The core sequence is Savannah Blues (2002), Savannah Breeze (2006), Blue Christmas (2006), and Christmas Bliss (2013). Andrews’s own site confirms the place of the first three Savannah books and explicitly describes Christmas Bliss as bringing Weezie Foley and BeBe Loudermilk back again. She even refers to Christmas Bliss as the fourth installment of her Savannah series.

What makes the series work is that it is never only about crime or plot mechanics. Weezie Foley is an antiques picker in Savannah, and that profession gives the books their texture: old houses, garage sales, hidden histories, valuable junk, local gossip, and trouble arriving through seemingly ordinary Southern life. Andrews’s description of Savannah Blues captures that perfectly, with Weezie combing Savannah’s back alleys and sales for treasure before landing in murder, mayhem, and dirty deals. The setup tells you exactly what kind of world these books inhabit—cluttered, funny, romantic, and a little dangerous.

BeBe Loudermilk brings a different energy. If Weezie is practical, observant, and tied to the antique-and-Savannah side of the books, BeBe is more combustible. She can turn any already messy situation into a full-scale catastrophe, and that is part of the series’ charm. Andrews’s page for Savannah Breeze makes that clear immediately: after a disastrous romance with a con man, BeBe loses everything and ends up at a rundown motor court on Tybee Island. The novel shifts more attention toward her, but it also shows how essential the friendship is. These books are built as much on the chemistry between the two women as on their mysteries or romantic entanglements.

That friendship is really why publication order matters. The larger pleasure is not simply solving one crisis at a time, but watching Weezie and BeBe’s world deepen. Savannah Blues establishes Savannah itself as a living setting rather than a postcard backdrop. Savannah Breeze widens the frame to include Tybee and gives BeBe a larger share of the story. Blue Christmas returns to Weezie’s orbit at the holidays, using shop rivalries, stolen decorations, and festive chaos to show how comfortably Andrews can mix seasonal charm with comic disruption. Andrews later wrote that readers had embraced Weezie and BeBe so strongly that bringing them back in Christmas Bliss felt like a celebration in itself.

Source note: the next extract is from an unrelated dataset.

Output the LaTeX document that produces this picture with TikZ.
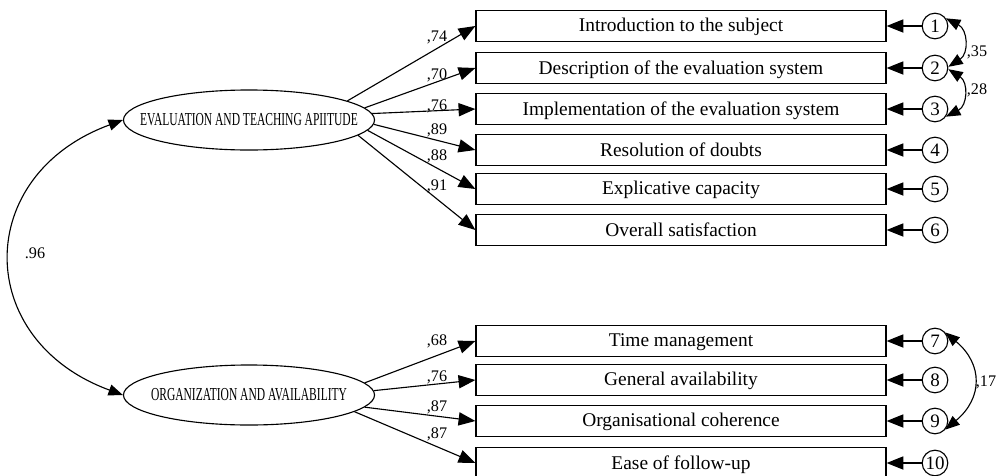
\documentclass[tikz,border=0pt]{standalone}
\usepackage{fontspec}
\setmainfont{Liberation Serif}
\newfontfamily\narrowfont{Liberation Serif}[FakeStretch=0.63]
\usetikzlibrary{shapes.geometric,arrows.meta}
\tikzset{
    obsbox/.style={
        draw, thick, minimum width=10.25cm, minimum height=0.775cm,
        inner sep=0pt, text depth=0.25ex, font=\fontsize{13.8}{15}\selectfont
    },
    latent/.style={
        draw, thick, ellipse, minimum width=6.275cm, minimum height=1.5cm,
        inner sep=0pt, font=\narrowfont\fontsize{13}{14}\selectfont
    },
    errc/.style={
        draw, thick, circle, minimum size=0.64cm, inner sep=0pt,
        font=\fontsize{13.5}{15}\selectfont
    },
    load/.style={-{Triangle[length=4.2mm, width=3.3mm]}, thick},
    covar/.style={{Triangle[length=3.6mm, width=2.8mm]}-{Triangle[length=3.6mm, width=2.8mm]}, thick},
    coef/.style={font=\fontsize{11.5}{12}\selectfont, inner sep=0pt}
}
\newcommand{\lattext}[1]{\makebox[0pt]{#1}}

\begin{document}
\begin{tikzpicture}[x=0.025cm, y=-0.025cm]
    \useasboundingbox (0,0) rectangle (996,475);
    % latent factors
    \node[latent] (eval) at (249,120) {\lattext{EVALUATION AND TEACHING APIITUDE}};
    \node[latent] (orga) at (249,395) {\lattext{ORGANIZATION AND AVAILABILITY}};
    % observed items
    \node[obsbox] (b1) at (681,26) {Introduction to the subject};
    \node[obsbox] (b2) at (681,68) {Description of the evaluation system};
    \node[obsbox] (b3) at (681,109) {Implementation of the evaluation system};
    \node[obsbox] (b4) at (681,150) {Resolution of doubts};
    \node[obsbox] (b5) at (681,189) {Explicative capacity};
    \node[obsbox] (b6) at (681,230) {Overall satisfaction};
    \node[obsbox] (b7) at (681,341) {Time management};
    \node[obsbox] (b8) at (681,380) {General availability};
    \node[obsbox] (b9) at (681,421) {Organisational coherence};
    \node[obsbox] (b10) at (681,463) {Ease of follow-up};
    % error terms
    \node[errc] (e1) at (935,26) {1};
    \node[errc] (e2) at (935,68) {2};
    \node[errc] (e3) at (935,109) {3};
    \node[errc] (e4) at (935,150) {4};
    \node[errc] (e5) at (935,189) {5};
    \node[errc] (e6) at (935,230) {6};
    \node[errc] (e7) at (935,341) {7};
    \node[errc] (e8) at (935,380) {8};
    \node[errc] (e9) at (935,421) {9};
    \node[errc] (e10) at (935,463) {10};
    % loadings
    \draw[load] (eval.11) -- (b1.west);
    \draw[load] (eval.6) -- (b2.west);
    \draw[load] (eval.3) -- (b3.west);
    \draw[load] (eval.-2) -- (b4.west);
    \draw[load] (eval.-5) -- (b5.west);
    \draw[load] (eval.-8) -- (b6.west);
    \draw[load] (orga.6) -- (b7.west);
    \draw[load] (orga.2) -- (b8.west);
    \draw[load] (orga.-6) -- (b9.west);
    \draw[load] (orga.-9) -- (b10.west);
    \node[coef] (l1) at (437,37) {,74};
    \node[coef] (l2) at (437,75) {,70};
    \node[coef] (l3) at (437,106) {,76};
    \node[coef] (l4) at (437,130) {,89};
    \node[coef] (l5) at (437,156) {,88};
    \node[coef] (l6) at (437,186) {,91};
    \node[coef] (l7) at (437,341) {,68};
    \node[coef] (l8) at (437,377) {,76};
    \node[coef] (l9) at (437,407) {,87};
    \node[coef] (l10) at (437,434) {,87};
    % errors to items
    \foreach \i in {1,...,10}
        \draw[load] (e\i) -- (b\i.east);
    % covariances
    \draw[covar] (eval.west) .. controls +(-150,55) and +(-150,-55) .. (orga.west);
    \node[coef] (r1) at (35,253) {.96};
    \draw[covar] (e1.35) to[bend left=60, looseness=1.3] (e2.5);
    \draw[covar] (e2.-5) to[bend left=60, looseness=1.3] (e3.-35);
    \draw[covar] (e7.40) to[bend left=50, looseness=1.3] (e9.-40);
    \node[coef] (r2) at (977,52) {,35};
    \node[coef] (r3) at (977,90) {,28};
    \node[coef] (r4) at (986,382) {,17};
\end{tikzpicture}
\end{document}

By the time Christmas Bliss arrives, the series has softened slightly into something more domestic without losing its identity. Andrews’s own description centers on Weezie’s upcoming Christmas Eve wedding to Daniel and BeBe’s looming pregnancy, which shows how much the series has come to rely on life changes, friendship, and family momentum as much as mystery plotting. These are not detective novels in which nothing important changes between installments. People marry, panic, recover, move forward, and keep dragging each other into chaos.

Read in order, the Weezie and BeBe books feel like a bridge between Mary Kay Andrews’s earlier mystery fiction and her later Southern commercial novels. They keep the sharpness of a mystery writer, but they also lean hard into friendship, place, romance, humor, and the pleasures of a vividly inhabited Savannah world.